[Supplied material start]

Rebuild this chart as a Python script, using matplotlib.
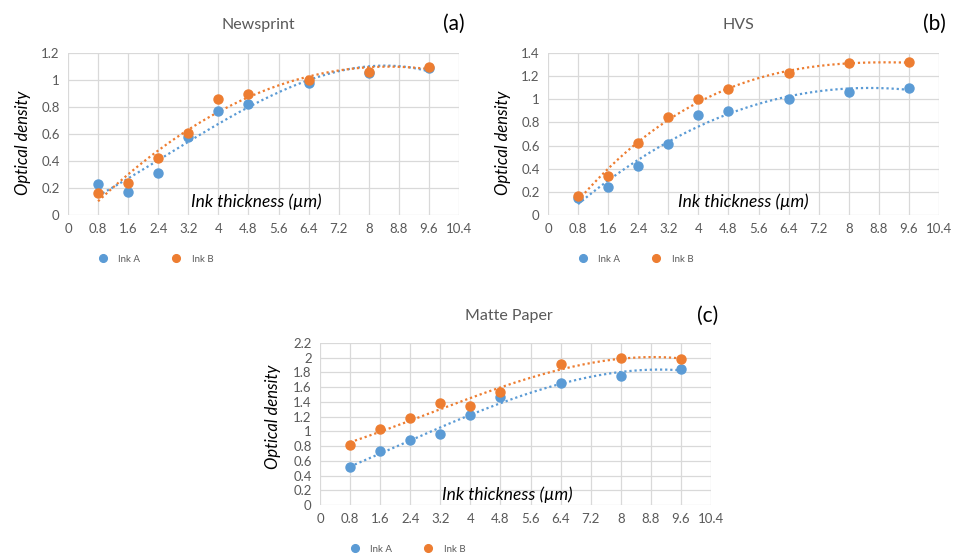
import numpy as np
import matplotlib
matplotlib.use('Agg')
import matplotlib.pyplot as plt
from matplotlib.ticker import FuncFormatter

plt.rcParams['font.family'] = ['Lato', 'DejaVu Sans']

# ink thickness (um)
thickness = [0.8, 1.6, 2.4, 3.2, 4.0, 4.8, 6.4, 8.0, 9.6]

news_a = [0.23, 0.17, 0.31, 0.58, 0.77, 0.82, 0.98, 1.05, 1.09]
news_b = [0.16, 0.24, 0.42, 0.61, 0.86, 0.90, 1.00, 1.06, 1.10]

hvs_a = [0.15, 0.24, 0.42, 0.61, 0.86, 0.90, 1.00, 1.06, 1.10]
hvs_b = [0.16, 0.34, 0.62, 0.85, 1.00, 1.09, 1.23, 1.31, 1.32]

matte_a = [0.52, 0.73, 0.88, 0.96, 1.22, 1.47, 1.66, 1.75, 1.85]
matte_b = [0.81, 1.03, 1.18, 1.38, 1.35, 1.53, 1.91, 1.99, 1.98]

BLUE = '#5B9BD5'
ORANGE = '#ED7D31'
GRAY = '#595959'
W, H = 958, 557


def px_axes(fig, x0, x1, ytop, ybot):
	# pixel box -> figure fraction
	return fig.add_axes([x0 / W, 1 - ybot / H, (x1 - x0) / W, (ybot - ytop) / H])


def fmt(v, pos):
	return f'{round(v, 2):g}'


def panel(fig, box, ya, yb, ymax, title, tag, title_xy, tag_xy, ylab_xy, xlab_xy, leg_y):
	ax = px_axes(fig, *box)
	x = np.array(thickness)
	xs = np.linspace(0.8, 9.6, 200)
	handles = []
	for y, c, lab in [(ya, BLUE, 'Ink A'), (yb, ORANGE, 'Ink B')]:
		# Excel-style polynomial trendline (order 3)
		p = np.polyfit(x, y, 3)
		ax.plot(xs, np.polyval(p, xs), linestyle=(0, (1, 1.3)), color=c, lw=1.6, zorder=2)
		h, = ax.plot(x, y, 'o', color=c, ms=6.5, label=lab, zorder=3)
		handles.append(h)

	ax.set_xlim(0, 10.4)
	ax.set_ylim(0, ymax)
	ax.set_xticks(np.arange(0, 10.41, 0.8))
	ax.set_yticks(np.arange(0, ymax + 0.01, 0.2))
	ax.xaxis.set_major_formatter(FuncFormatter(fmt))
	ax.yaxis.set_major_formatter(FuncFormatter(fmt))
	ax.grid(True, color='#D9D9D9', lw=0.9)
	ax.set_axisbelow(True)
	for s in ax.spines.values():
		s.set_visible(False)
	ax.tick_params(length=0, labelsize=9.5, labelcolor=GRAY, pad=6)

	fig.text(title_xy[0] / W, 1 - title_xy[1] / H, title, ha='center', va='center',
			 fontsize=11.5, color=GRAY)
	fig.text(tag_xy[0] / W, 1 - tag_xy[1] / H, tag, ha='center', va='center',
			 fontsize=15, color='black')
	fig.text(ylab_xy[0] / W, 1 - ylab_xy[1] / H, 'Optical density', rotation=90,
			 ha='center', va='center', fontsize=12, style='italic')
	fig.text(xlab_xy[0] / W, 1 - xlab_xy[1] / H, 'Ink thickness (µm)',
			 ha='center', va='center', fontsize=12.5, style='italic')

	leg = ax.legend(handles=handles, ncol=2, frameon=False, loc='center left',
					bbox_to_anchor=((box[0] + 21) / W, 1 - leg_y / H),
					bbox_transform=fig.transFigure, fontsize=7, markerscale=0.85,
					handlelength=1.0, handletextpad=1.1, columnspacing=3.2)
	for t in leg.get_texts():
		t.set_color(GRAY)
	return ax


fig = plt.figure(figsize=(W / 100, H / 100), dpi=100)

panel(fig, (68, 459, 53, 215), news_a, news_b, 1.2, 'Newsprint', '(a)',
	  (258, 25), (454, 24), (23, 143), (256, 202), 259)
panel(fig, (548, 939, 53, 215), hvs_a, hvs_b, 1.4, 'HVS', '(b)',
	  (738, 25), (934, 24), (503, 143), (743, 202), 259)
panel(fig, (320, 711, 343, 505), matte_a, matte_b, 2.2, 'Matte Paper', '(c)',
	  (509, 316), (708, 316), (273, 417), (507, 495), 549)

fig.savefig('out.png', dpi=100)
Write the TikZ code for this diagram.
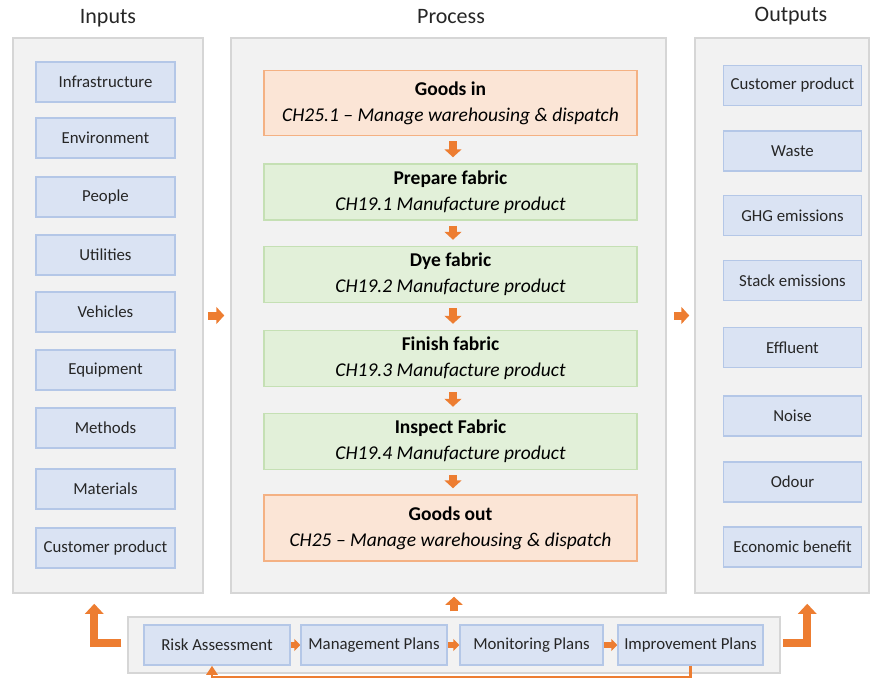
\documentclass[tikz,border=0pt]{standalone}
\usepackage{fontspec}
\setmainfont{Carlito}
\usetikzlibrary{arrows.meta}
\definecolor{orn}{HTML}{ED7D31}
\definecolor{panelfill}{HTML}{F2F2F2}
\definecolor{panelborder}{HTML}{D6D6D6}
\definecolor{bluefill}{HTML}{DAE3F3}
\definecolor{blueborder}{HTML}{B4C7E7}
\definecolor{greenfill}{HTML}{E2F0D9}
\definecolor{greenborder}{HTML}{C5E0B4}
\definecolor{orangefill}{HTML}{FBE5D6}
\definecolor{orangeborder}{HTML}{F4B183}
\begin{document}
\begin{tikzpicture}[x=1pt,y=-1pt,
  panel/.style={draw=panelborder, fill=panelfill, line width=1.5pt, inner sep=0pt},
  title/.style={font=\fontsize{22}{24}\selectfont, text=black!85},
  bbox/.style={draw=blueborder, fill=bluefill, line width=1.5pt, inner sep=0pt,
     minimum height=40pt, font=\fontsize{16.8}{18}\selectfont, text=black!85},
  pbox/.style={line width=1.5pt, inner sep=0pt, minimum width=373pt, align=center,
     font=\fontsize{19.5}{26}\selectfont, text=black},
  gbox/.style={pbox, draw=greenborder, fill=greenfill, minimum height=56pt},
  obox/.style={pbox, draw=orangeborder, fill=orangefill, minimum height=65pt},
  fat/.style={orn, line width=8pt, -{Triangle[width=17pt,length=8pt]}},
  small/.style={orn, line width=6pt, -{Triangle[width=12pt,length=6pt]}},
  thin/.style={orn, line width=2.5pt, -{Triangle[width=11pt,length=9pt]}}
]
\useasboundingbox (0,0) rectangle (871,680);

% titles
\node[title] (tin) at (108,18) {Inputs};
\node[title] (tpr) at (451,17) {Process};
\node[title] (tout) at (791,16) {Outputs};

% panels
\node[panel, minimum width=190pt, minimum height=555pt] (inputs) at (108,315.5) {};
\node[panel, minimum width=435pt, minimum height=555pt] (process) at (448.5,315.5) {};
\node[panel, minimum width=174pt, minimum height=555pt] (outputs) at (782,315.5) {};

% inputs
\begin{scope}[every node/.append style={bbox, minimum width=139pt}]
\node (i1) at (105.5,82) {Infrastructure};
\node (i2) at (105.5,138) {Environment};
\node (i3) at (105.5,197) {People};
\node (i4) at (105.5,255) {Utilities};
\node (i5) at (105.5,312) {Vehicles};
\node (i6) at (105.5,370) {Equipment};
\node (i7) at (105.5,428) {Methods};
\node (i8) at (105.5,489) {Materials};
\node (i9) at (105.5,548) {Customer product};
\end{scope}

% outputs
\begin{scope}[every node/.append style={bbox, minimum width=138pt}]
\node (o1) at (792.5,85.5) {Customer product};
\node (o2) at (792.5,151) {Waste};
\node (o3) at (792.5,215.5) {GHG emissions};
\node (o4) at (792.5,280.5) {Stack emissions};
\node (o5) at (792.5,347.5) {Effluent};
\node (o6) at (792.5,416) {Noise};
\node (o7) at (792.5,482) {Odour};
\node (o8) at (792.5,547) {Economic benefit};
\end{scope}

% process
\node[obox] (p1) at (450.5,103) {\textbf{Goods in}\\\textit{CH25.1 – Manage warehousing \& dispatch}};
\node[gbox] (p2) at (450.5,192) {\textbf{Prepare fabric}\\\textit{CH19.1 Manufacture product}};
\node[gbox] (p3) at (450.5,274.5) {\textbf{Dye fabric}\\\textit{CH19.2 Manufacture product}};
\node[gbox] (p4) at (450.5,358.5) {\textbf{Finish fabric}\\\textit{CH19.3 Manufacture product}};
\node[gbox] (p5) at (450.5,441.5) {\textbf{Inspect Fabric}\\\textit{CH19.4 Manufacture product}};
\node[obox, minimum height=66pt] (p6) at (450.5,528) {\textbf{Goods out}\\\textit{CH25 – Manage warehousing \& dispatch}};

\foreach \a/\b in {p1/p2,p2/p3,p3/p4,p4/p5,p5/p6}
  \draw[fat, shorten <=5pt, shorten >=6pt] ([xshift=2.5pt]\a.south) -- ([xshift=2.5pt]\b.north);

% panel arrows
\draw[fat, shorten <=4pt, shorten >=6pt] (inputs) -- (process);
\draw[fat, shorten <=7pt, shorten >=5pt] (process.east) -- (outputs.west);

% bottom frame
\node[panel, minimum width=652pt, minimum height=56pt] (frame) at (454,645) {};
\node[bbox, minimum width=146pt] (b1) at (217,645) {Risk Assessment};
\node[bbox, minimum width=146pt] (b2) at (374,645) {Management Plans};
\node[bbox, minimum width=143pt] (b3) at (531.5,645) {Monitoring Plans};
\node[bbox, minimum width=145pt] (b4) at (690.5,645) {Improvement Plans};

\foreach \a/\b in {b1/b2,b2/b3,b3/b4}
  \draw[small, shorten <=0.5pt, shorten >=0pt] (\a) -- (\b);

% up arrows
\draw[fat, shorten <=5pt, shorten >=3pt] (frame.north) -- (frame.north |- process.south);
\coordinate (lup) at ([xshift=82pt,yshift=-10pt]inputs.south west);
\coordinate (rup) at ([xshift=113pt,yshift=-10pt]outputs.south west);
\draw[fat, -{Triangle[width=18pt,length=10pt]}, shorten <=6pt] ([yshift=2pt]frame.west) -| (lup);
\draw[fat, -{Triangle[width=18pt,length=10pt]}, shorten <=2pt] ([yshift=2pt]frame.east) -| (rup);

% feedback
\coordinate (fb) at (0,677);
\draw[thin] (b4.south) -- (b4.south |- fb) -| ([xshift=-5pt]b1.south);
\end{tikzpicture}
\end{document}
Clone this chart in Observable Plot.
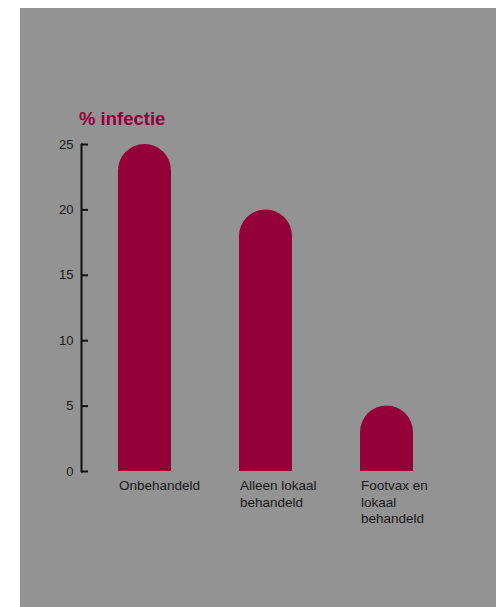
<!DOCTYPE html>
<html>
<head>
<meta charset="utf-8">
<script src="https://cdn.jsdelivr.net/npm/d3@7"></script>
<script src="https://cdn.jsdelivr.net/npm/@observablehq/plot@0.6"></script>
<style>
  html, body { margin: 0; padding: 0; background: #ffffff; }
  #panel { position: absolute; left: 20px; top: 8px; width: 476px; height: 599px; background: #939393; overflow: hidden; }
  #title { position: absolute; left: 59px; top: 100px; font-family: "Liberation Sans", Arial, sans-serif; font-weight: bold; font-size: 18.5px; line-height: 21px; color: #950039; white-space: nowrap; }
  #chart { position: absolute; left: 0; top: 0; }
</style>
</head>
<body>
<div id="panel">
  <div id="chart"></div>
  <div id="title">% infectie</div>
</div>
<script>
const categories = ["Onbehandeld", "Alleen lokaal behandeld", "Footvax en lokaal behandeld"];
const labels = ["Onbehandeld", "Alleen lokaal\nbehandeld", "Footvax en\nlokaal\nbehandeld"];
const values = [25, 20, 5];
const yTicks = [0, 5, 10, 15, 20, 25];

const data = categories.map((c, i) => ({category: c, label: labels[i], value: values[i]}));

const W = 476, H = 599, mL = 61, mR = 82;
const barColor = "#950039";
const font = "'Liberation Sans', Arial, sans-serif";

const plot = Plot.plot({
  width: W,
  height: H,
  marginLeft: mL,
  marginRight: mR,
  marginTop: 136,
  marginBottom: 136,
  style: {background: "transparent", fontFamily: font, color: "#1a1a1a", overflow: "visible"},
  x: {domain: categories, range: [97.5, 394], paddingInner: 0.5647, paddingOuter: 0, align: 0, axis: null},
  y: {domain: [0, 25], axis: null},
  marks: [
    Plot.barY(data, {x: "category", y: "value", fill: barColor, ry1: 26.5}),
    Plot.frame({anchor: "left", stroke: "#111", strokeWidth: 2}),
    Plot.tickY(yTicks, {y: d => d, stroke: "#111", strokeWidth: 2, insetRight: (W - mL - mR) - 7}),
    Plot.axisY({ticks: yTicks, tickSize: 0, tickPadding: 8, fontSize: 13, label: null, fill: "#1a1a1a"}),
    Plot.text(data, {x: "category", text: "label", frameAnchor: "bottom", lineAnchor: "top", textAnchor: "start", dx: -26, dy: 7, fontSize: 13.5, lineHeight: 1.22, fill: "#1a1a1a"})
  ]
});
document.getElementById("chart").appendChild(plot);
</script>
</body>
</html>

[Supplied material end]

→ Written request: Give again, word for word, every line from the top of the data through the line with "matte_b = [0.81, 1.03, 1.18, 1.38, 1.35, 1.53, 1.91, 1.99, 1.98]", both ends included, and exclude the pictures.

→ Written reply:
Rebuild this chart as a Python script, using matplotlib.
import numpy as np
import matplotlib
matplotlib.use('Agg')
import matplotlib.pyplot as plt
from matplotlib.ticker import FuncFormatter

plt.rcParams['font.family'] = ['Lato', 'DejaVu Sans']

# ink thickness (um)
thickness = [0.8, 1.6, 2.4, 3.2, 4.0, 4.8, 6.4, 8.0, 9.6]

news_a = [0.23, 0.17, 0.31, 0.58, 0.77, 0.82, 0.98, 1.05, 1.09]
news_b = [0.16, 0.24, 0.42, 0.61, 0.86, 0.90, 1.00, 1.06, 1.10]

hvs_a = [0.15, 0.24, 0.42, 0.61, 0.86, 0.90, 1.00, 1.06, 1.10]
hvs_b = [0.16, 0.34, 0.62, 0.85, 1.00, 1.09, 1.23, 1.31, 1.32]

matte_a = [0.52, 0.73, 0.88, 0.96, 1.22, 1.47, 1.66, 1.75, 1.85]
matte_b = [0.81, 1.03, 1.18, 1.38, 1.35, 1.53, 1.91, 1.99, 1.98]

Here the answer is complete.